Exercise objective:
Copy out each line that has "with" in it.
>> START
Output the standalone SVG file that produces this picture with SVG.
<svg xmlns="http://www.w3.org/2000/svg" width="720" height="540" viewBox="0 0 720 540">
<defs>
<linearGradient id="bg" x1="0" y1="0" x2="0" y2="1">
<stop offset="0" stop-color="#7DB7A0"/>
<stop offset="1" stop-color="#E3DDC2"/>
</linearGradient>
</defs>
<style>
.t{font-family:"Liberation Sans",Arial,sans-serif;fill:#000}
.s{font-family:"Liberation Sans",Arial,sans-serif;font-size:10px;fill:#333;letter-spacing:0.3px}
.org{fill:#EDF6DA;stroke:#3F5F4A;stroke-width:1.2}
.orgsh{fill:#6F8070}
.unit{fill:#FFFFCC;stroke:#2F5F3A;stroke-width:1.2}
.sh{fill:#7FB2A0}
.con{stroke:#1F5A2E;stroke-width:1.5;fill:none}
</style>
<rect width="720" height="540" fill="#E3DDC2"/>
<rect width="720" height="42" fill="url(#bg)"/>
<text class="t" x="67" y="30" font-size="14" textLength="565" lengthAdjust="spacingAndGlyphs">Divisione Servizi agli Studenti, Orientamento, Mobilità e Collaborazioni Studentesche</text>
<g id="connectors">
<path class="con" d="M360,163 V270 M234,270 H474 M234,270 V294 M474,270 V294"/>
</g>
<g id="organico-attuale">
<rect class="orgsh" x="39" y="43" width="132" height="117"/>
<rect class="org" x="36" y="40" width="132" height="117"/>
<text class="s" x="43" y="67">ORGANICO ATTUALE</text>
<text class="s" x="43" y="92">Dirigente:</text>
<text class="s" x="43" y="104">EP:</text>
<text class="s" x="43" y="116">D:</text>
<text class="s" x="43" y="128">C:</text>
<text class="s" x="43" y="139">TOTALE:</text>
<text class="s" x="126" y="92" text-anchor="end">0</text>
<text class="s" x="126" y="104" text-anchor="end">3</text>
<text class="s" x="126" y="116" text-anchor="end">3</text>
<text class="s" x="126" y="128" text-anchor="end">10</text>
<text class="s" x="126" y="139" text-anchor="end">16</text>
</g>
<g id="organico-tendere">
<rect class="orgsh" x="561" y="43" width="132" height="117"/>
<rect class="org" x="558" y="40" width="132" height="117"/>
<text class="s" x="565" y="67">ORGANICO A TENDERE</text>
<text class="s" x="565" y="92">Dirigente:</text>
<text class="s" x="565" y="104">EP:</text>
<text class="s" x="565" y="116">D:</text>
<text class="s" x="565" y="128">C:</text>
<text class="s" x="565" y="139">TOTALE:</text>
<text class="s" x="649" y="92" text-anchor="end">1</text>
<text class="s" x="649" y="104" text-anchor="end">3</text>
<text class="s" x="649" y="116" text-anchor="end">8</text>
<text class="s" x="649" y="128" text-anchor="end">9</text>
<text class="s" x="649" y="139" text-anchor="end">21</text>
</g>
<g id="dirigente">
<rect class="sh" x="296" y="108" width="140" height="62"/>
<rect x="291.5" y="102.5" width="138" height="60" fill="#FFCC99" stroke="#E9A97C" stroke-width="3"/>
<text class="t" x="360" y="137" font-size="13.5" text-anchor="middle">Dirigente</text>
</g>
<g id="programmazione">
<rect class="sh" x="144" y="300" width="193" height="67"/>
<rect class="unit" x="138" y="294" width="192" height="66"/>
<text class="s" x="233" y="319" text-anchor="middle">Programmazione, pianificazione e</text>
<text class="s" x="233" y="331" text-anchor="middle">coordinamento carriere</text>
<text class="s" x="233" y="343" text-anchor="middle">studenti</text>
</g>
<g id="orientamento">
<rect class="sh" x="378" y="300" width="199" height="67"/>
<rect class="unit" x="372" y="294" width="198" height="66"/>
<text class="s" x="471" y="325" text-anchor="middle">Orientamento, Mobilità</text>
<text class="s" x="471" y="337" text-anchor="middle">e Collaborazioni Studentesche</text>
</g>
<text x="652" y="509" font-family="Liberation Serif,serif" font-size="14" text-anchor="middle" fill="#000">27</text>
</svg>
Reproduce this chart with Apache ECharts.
>> END
>> START
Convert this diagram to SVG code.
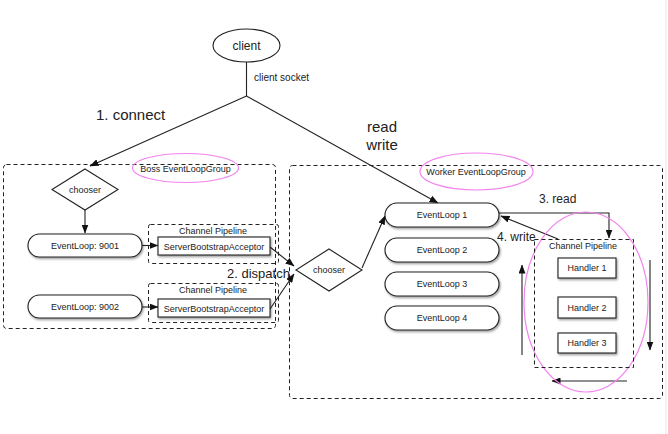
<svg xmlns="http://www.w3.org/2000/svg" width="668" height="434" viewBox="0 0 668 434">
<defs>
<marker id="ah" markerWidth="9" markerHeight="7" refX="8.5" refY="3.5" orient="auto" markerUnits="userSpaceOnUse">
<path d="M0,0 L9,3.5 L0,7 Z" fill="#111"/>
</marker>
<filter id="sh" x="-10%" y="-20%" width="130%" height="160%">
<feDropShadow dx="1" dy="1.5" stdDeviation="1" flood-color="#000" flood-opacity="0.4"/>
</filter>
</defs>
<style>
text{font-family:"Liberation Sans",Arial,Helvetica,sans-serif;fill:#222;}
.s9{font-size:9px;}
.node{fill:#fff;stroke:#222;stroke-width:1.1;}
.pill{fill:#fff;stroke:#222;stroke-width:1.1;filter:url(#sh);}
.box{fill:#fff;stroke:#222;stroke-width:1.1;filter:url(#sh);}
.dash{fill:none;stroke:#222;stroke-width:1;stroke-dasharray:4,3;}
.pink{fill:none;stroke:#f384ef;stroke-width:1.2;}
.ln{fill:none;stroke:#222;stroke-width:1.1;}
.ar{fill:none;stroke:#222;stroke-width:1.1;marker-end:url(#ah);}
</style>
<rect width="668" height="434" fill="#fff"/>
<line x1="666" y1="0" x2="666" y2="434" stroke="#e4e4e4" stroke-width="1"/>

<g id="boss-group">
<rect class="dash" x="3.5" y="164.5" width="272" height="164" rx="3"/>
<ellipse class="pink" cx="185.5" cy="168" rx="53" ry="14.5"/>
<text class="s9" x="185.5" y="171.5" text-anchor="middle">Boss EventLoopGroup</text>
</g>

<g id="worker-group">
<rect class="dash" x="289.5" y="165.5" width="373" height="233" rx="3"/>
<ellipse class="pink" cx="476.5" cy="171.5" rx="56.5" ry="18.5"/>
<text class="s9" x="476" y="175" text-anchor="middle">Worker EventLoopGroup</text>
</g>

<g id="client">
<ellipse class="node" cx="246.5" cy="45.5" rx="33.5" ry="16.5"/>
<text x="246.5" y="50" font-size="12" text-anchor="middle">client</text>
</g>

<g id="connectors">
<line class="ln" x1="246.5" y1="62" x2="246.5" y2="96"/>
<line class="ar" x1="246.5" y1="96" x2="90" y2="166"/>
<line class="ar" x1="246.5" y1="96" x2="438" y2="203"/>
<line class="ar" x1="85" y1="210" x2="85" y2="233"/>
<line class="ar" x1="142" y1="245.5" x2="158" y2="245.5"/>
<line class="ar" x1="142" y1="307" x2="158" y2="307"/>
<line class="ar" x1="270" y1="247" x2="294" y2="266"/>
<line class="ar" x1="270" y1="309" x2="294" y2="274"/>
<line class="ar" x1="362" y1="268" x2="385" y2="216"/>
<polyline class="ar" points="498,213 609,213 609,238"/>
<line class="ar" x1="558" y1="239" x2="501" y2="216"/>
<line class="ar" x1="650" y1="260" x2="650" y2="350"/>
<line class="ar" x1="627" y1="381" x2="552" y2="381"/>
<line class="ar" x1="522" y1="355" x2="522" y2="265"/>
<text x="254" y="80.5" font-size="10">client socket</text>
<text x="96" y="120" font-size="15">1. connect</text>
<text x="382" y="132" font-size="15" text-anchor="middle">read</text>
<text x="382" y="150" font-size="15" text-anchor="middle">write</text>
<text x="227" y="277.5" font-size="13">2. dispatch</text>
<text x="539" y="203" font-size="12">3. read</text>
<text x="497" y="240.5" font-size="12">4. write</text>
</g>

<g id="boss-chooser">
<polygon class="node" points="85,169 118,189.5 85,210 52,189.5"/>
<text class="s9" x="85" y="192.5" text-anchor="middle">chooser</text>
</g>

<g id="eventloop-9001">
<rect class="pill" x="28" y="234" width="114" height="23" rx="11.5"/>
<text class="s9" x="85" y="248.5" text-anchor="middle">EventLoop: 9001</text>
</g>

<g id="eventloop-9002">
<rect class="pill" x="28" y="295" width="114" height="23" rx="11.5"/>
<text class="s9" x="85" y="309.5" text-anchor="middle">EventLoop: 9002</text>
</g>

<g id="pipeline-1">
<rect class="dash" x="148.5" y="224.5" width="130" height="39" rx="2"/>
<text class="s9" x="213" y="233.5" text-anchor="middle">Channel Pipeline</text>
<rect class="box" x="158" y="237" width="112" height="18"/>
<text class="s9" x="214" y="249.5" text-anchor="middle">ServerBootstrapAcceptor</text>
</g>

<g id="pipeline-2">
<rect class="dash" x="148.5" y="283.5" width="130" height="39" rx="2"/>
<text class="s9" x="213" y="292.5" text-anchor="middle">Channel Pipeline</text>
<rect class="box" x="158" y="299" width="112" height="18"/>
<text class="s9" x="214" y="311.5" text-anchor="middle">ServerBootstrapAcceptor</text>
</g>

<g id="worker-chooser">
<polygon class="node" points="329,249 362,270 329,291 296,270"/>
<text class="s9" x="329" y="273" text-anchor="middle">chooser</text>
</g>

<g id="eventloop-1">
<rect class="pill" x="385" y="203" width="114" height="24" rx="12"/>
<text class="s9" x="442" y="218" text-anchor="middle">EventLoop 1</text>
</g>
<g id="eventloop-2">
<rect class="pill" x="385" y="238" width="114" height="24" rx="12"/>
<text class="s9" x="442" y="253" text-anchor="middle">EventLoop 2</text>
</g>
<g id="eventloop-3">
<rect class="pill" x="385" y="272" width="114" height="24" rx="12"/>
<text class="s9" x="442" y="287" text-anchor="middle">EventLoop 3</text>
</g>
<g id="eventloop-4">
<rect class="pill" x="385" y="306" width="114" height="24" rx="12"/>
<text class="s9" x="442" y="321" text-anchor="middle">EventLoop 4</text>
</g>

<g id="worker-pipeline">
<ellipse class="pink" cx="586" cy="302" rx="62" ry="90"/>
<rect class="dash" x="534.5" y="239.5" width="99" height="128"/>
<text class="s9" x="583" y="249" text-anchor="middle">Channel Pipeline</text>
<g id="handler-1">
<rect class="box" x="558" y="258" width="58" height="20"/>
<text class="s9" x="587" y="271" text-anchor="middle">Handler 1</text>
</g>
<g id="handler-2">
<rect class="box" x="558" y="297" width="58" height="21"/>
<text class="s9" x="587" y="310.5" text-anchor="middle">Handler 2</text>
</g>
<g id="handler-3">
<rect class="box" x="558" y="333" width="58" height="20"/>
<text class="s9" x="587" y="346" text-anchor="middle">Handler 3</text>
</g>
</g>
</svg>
>> END
Answer to this task:
Output the standalone SVG file that produces this picture with SVG.
Reproduce this chart with Apache ECharts.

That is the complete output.